Table Retrieval May Not Necessitate Table-specific Model Design
Zhiruo Wang, Zhengbao Jiang, Eric Nyberg, Graham Neubig

TL;DR
This paper investigates whether specialized table models are necessary for table retrieval tasks, finding that simple text-based models perform comparably or better than complex, table-specific models, with structure often playing a negligible role.
Contribution
The study demonstrates that generic text-based retrieval models can effectively handle table retrieval, challenging the need for complex, table-specific model designs.
Findings
Text-based DPR performs well without table-specific design.
Table structure plays a negligible role in over 70% of cases.

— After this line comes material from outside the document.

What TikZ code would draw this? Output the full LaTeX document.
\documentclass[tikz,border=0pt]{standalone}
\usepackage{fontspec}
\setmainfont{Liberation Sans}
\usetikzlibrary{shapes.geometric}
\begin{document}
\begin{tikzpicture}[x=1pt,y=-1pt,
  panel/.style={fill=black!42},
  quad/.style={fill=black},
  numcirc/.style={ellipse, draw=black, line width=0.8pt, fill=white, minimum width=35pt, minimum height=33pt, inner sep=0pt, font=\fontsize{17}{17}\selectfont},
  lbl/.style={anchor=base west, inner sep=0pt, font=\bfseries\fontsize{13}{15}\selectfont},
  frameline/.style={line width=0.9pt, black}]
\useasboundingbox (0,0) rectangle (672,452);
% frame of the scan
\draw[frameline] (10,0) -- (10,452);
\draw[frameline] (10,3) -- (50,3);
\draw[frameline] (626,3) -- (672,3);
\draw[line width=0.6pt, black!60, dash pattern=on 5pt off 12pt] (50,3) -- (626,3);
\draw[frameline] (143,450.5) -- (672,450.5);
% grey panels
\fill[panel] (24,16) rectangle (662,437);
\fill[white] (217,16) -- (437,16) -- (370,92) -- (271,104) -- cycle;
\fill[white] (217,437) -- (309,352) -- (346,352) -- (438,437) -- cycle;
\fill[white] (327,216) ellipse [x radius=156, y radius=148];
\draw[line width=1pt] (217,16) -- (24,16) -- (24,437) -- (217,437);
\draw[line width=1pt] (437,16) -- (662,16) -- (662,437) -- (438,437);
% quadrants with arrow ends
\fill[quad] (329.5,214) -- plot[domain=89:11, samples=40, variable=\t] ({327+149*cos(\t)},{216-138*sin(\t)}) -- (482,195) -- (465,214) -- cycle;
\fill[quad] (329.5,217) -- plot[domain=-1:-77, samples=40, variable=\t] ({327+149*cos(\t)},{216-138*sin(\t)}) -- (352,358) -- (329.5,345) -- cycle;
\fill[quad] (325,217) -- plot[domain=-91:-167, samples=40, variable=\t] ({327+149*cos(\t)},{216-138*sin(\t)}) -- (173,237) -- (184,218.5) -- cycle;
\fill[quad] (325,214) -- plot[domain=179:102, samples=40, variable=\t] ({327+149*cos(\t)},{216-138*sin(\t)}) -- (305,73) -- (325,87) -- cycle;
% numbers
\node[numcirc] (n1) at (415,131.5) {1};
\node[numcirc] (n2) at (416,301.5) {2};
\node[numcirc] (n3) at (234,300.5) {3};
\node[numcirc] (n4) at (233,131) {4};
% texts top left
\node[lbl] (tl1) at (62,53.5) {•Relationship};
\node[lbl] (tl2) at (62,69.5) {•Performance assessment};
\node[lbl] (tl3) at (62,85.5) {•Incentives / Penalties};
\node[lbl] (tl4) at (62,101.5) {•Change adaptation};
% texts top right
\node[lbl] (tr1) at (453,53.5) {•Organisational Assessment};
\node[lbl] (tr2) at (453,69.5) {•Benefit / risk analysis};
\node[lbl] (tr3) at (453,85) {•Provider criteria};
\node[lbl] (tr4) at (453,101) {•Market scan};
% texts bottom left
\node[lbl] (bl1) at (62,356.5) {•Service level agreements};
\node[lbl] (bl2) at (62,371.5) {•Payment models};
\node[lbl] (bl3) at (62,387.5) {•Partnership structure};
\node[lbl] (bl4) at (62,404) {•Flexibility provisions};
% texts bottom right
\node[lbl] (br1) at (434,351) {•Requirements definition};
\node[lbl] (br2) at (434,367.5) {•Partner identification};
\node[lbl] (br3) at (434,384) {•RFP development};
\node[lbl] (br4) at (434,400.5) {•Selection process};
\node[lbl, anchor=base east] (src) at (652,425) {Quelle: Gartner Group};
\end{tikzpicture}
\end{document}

Adding explicit table structure encoding does not significantly improve performance.
Abstract
Tables are an important form of structured data for both human and machine readers alike, providing answers to questions that cannot, or cannot easily, be found in texts. Recent work has designed special models and training paradigms for table-related tasks such as table-based question answering and table retrieval. Though effective, they add complexity in both modeling and data acquisition compared to generic text solutions and obscure which elements are truly beneficial. In this work, we focus on the task of table retrieval, and ask: "is table-specific model design necessary for table retrieval, or can a simpler text-based model be effectively used to achieve a similar result?" First, we perform an analysis on a table-based portion of the Natural Questions dataset (NQ-table), and find that structure plays a negligible role in more than 70% of the cases. Based on this, we experiment…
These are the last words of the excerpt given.